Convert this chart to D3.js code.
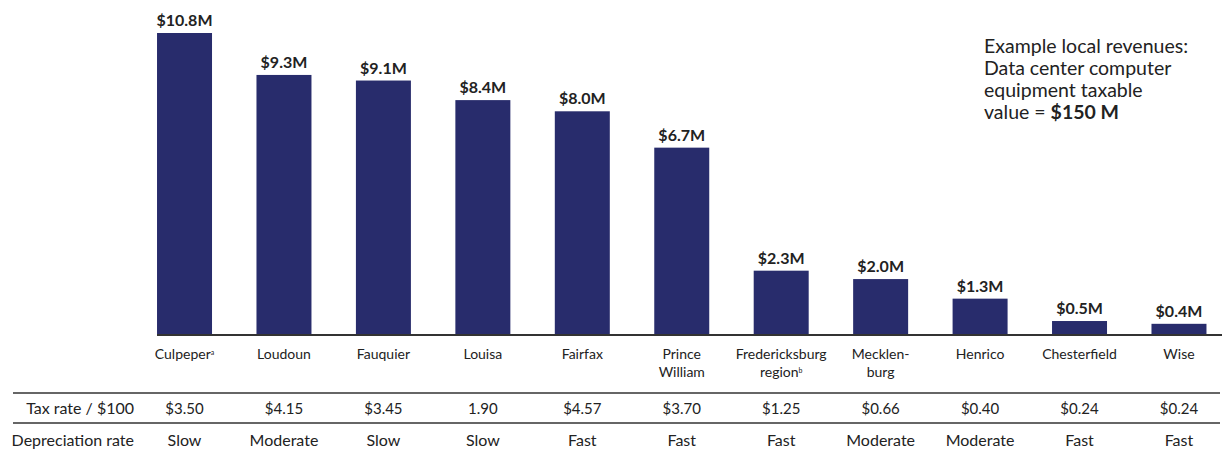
<!DOCTYPE html>
<html>
<head>
<meta charset="utf-8">
<script src="https://cdn.jsdelivr.net/npm/d3@7"></script>
<style>
  body { margin: 0; background: #fff; }
  svg text { font-family: Lato, 'Open Sans', sans-serif; fill: #222; }
</style>
</head>
<body>
<div id="container"></div>
<script>
const w = 1223,
  h = 451,
  baseY = 335,
  topY = 33;

const counties = [
  'Culpeper', 'Loudoun', 'Fauquier', 'Louisa', 'Fairfax', 'Prince William',
  'Fredericksburg region', 'Mecklenburg', 'Henrico', 'Chesterfield', 'Wise',
];
const labelLines = [
  ['Culpeper'], ['Loudoun'], ['Fauquier'], ['Louisa'], ['Fairfax'],
  ['Prince', 'William'], ['Fredericksburg', 'region'], ['Mecklen-', 'burg'],
  ['Henrico'], ['Chesterfield'], ['Wise'],
];
const notes = ['a', '', '', '', '', '', 'b', '', '', '', ''];
const revenues = [10.8, 9.3, 9.1, 8.4, 8.0, 6.7, 2.3, 2.0, 1.3, 0.5, 0.4];
const taxRates = ['$3.50', '$4.15', '$3.45', '1.90', '$4.57', '$3.70', '$1.25', '$0.66', '$0.40', '$0.24', '$0.24'];
const depreciation = ['Slow', 'Moderate', 'Slow', 'Slow', 'Fast', 'Fast', 'Fast', 'Moderate', 'Moderate', 'Fast', 'Fast'];
const rowLabels = ['Tax rate / $100', 'Depreciation rate'];
const noteLines = ['Example local revenues:', 'Data center computer', 'equipment taxable'];

const svg = d3
  .select('#container')
  .append('svg')
  .attr('width', w)
  .attr('height', h);

const xScale = d3
  .scaleBand()
  .domain(counties)
  .range([134.8, 1228.7])
  .paddingInner(0.447)
  .paddingOuter(0.2235);

const yScale = d3
  .scaleLinear()
  .domain([0, d3.max(revenues)])
  .range([baseY, topY]);

const data = counties.map((c, i) => ({ name: c, value: revenues[i], i: i }));

svg
  .selectAll('rect.bar')
  .data(data)
  .enter()
  .append('rect')
  .attr('class', 'bar')
  .attr('x', (d) => xScale(d.name))
  .attr('y', (d) => yScale(d.value))
  .attr('width', xScale.bandwidth())
  .attr('height', (d) => baseY - yScale(d.value))
  .attr('fill', '#282c6c');

svg
  .selectAll('text.value')
  .data(data)
  .enter()
  .append('text')
  .attr('class', 'value')
  .attr('x', (d) => xScale(d.name) + xScale.bandwidth() / 2)
  .attr('y', (d) => yScale(d.value) - 7)
  .attr('text-anchor', 'middle')
  .style('font-size', '16px')
  .style('font-weight', 'bold')
  .text((d) => '$' + d3.format('.1f')(d.value) + 'M');

// baseline
svg
  .append('line')
  .attr('x1', xScale(counties[0]))
  .attr('x2', 1222)
  .attr('y1', baseY)
  .attr('y2', baseY)
  .attr('stroke', '#333')
  .attr('stroke-width', 2);

// category labels
const xAxis = d3.axisBottom(xScale).tickSize(0).tickPadding(0);
const axisG = svg
  .append('g')
  .attr('transform', 'translate(0,' + 359 + ')')
  .call(xAxis);
axisG.select('.domain').remove();
axisG.selectAll('.tick text').each(function (d, i) {
  const t = d3.select(this);
  t.text(null)
    .attr('dy', null)
    .attr('y', 0)
    .style('font-size', '14px')
    .style('font-family', 'Lato, sans-serif')
    .attr('fill', '#222');
  labelLines[i].forEach((line, j) => {
    t.append('tspan').attr('x', 0).attr('y', j * 18).text(line);
    if (j === labelLines[i].length - 1 && notes[i]) {
      t.append('tspan')
        .attr('baseline-shift', 'super')
        .style('font-size', '7px')
        .text(notes[i]);
    }
  });
});

// table lines
[393, 423].forEach((y) => {
  svg
    .append('line')
    .attr('x1', 13)
    .attr('x2', 1220)
    .attr('y1', y)
    .attr('y2', y)
    .attr('stroke', '#333')
    .attr('stroke-width', 1.5);
});

const rows = [taxRates, depreciation];
const rowY = [414, 446];
const rowSize = ['15px', '16px'];

rows.forEach((vals, r) => {
  svg
    .append('text')
    .attr('x', 134)
    .attr('y', rowY[r])
    .attr('text-anchor', 'end')
    .style('font-size', '16px')
    .text(rowLabels[r]);
  svg
    .selectAll('text.row' + r)
    .data(vals)
    .enter()
    .append('text')
    .attr('class', 'row' + r)
    .attr('x', (d, i) => xScale(counties[i]) + xScale.bandwidth() / 2)
    .attr('y', rowY[r])
    .attr('text-anchor', 'middle')
    .style('font-size', rowSize[r])
    .text((d) => d);
});

// note
const note = svg
  .append('text')
  .attr('x', 984)
  .attr('y', 53)
  .style('font-size', '19.5px')
  .attr('fill', '#111');
noteLines.forEach((line, j) => {
  note.append('tspan').attr('x', 984).attr('y', 53 + j * 22).text(line);
});
note.append('tspan').attr('x', 984).attr('y', 53 + 3 * 22).text('value = ');
note.append('tspan').style('font-weight', 'bold').text('$150 M');
</script>
</body>
</html>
◇ ◇ ◇
● **Exercise prompt**: Without the pictures, transcribe the listing above exactly.

● **Task response**:
Convert this chart to D3.js code.
<!DOCTYPE html>
<html>
<head>
<meta charset="utf-8">
<script src="https://cdn.jsdelivr.net/npm/d3@7"></script>
<style>
  body { margin: 0; background: #fff; }
  svg text { font-family: Lato, 'Open Sans', sans-serif; fill: #222; }
</style>
</head>
<body>
<div id="container"></div>
<script>
const w = 1223,
  h = 451,
  baseY = 335,
  topY = 33;

const counties = [
  'Culpeper', 'Loudoun', 'Fauquier', 'Louisa', 'Fairfax', 'Prince William',
  'Fredericksburg region', 'Mecklenburg', 'Henrico', 'Chesterfield', 'Wise',
];
const labelLines = [
  ['Culpeper'], ['Loudoun'], ['Fauquier'], ['Louisa'], ['Fairfax'],
  ['Prince', 'William'], ['Fredericksburg', 'region'], ['Mecklen-', 'burg'],
  ['Henrico'], ['Chesterfield'], ['Wise'],
];
const notes = ['a', '', '', '', '', '', 'b', '', '', '', ''];
const revenues = [10.8, 9.3, 9.1, 8.4, 8.0, 6.7, 2.3, 2.0, 1.3, 0.5, 0.4];
const taxRates = ['$3.50', '$4.15', '$3.45', '1.90', '$4.57', '$3.70', '$1.25', '$0.66', '$0.40', '$0.24', '$0.24'];
const depreciation = ['Slow', 'Moderate', 'Slow', 'Slow', 'Fast', 'Fast', 'Fast', 'Moderate', 'Moderate', 'Fast', 'Fast'];
const rowLabels = ['Tax rate / $100', 'Depreciation rate'];
const noteLines = ['Example local revenues:', 'Data center computer', 'equipment taxable'];

const svg = d3
  .select('#container')
  .append('svg')
  .attr('width', w)
  .attr('height', h);

const xScale = d3
  .scaleBand()
  .domain(counties)
  .range([134.8, 1228.7])
  .paddingInner(0.447)
  .paddingOuter(0.2235);

const yScale = d3
  .scaleLinear()
  .domain([0, d3.max(revenues)])
  .range([baseY, topY]);

const data = counties.map((c, i) => ({ name: c, value: revenues[i], i: i }));

svg
  .selectAll('rect.bar')
  .data(data)
  .enter()
  .append('rect')
  .attr('class', 'bar')
  .attr('x', (d) => xScale(d.name))
  .attr('y', (d) => yScale(d.value))
  .attr('width', xScale.bandwidth())
  .attr('height', (d) => baseY - yScale(d.value))
  .attr('fill', '#282c6c');

svg
  .selectAll('text.value')
  .data(data)
  .enter()
  .append('text')
  .attr('class', 'value')
  .attr('x', (d) => xScale(d.name) + xScale.bandwidth() / 2)
  .attr('y', (d) => yScale(d.value) - 7)
  .attr('text-anchor', 'middle')
  .style('font-size', '16px')
  .style('font-weight', 'bold')
  .text((d) => '$' + d3.format('.1f')(d.value) + 'M');

// baseline
svg
  .append('line')
  .attr('x1', xScale(counties[0]))
  .attr('x2', 1222)
  .attr('y1', baseY)
  .attr('y2', baseY)
  .attr('stroke', '#333')
  .attr('stroke-width', 2);

// category labels
const xAxis = d3.axisBottom(xScale).tickSize(0).tickPadding(0);
const axisG = svg
  .append('g')
  .attr('transform', 'translate(0,' + 359 + ')')
  .call(xAxis);
axisG.select('.domain').remove();
axisG.selectAll('.tick text').each(function (d, i) {
  const t = d3.select(this);
  t.text(null)
    .attr('dy', null)
    .attr('y', 0)
    .style('font-size', '14px')
    .style('font-family', 'Lato, sans-serif')
    .attr('fill', '#222');
  labelLines[i].forEach((line, j) => {
    t.append('tspan').attr('x', 0).attr('y', j * 18).text(line);
    if (j === labelLines[i].length - 1 && notes[i]) {
      t.append('tspan')
        .attr('baseline-shift', 'super')
        .style('font-size', '7px')
        .text(notes[i]);
    }
  });
});

// table lines
[393, 423].forEach((y) => {
  svg
    .append('line')
    .attr('x1', 13)
    .attr('x2', 1220)
    .attr('y1', y)
    .attr('y2', y)
    .attr('stroke', '#333')
    .attr('stroke-width', 1.5);
});

const rows = [taxRates, depreciation];
const rowY = [414, 446];
const rowSize = ['15px', '16px'];

rows.forEach((vals, r) => {
  svg
    .append('text')
    .attr('x', 134)
    .attr('y', rowY[r])
    .attr('text-anchor', 'end')
    .style('font-size', '16px')
    .text(rowLabels[r]);
  svg
    .selectAll('text.row' + r)
    .data(vals)
    .enter()
    .append('text')
    .attr('class', 'row' + r)
    .attr('x', (d, i) => xScale(counties[i]) + xScale.bandwidth() / 2)
    .attr('y', rowY[r])
    .attr('text-anchor', 'middle')
    .style('font-size', rowSize[r])
    .text((d) => d);
});

// note
const note = svg
  .append('text')
  .attr('x', 984)
  .attr('y', 53)
  .style('font-size', '19.5px')
  .attr('fill', '#111');
noteLines.forEach((line, j) => {
  note.append('tspan').attr('x', 984).attr('y', 53 + j * 22).text(line);
});
note.append('tspan').attr('x', 984).attr('y', 53 + 3 * 22).text('value = ');
note.append('tspan').style('font-weight', 'bold').text('$150 M');
</script>
</body>
</html>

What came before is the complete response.